All four of these AWS API interaction mechanisms act as proxies on your behalf — under the covers they make the necessary calls to the AWS API to use the AWS functionality for actions you want to perform.

 

AWS API Security

Essentially, for every service call you want carried out, you (or a tool operating on your behalf) do the following:
1. Create the service call payload.
This is the data you need to send to AWS. It may be an object you want to store in S3 or the image identifier of an image you want to launch. (You’ll also attach other pieces of information to the payload, but because they vary according to the specifics of the service call, I don’t list them here. One piece of data is the current time.)


2. Encrypt the payload using the secret access key. Doing so ensures that no one can examine the payload and discover what’s in it.

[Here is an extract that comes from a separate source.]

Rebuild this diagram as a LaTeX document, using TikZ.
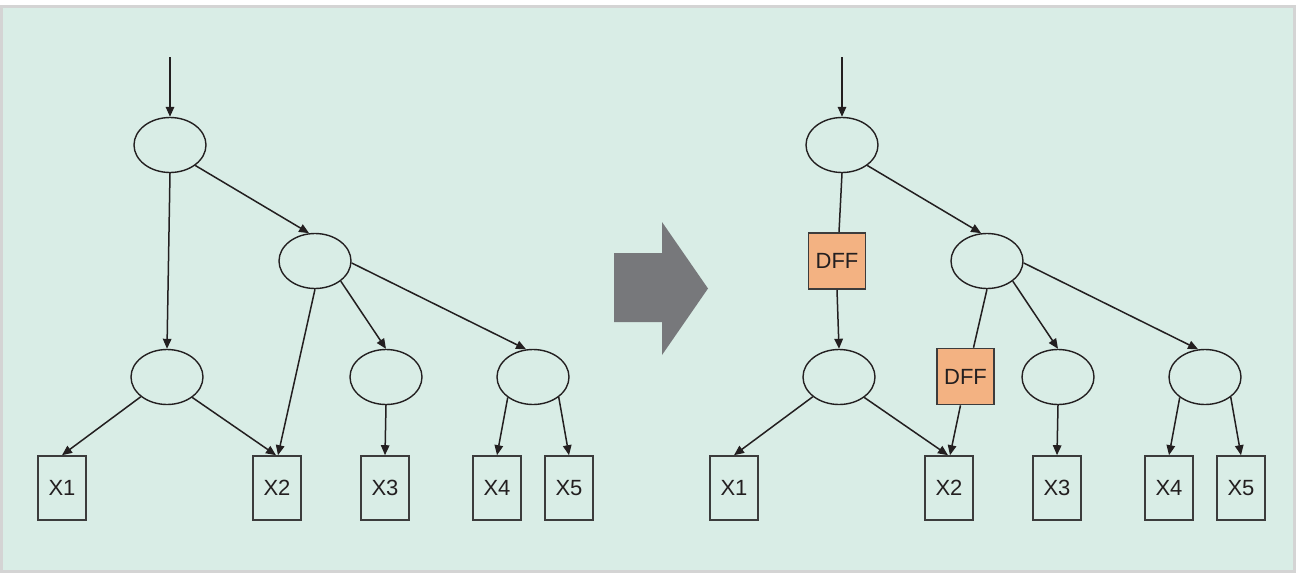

3. Digitally sign the encrypted payload by adding the secret access key to the encrypted payload and performing a digital signature process using the secret access key. Secret access keys are longer and more random than typical user passwords; the lengthy secret access key makes the encryption performed with it more secure than it would be if it were performed with a typical user password.

 

4. Send the total encrypted payload, along with your access key, to AWS via a service call. Amazon uses the access key to look up your secret access key, which it uses to decrypt the payload. If the decrypted payload represents readable text that can be executed, AWS executes the service call. Otherwise, it concludes that something is wrong with the service call (perhaps that it was called by a malevolent actor) and doesn’t execute the service call.

 

If, like most AWS users, you use a proxy method to interact with AWS — the AWS management console, a language library, or a third-party tool — you need to provide your access key and secret access key to the proxy. When the proxy executes AWS service calls on your behalf, it includes the access key in the call and use the secret access key to perform payload encryption.

 

AWS offers a service to make managing keys/secret access keys easier. It’s called IAM. IAM allows you to assign keys and secret access keys to individuals or to applications, making it much easier to avoid wholesale changes when one person leaves an organization; it’s also a great help when you need to give each application access to the AWS services and resources that it needs.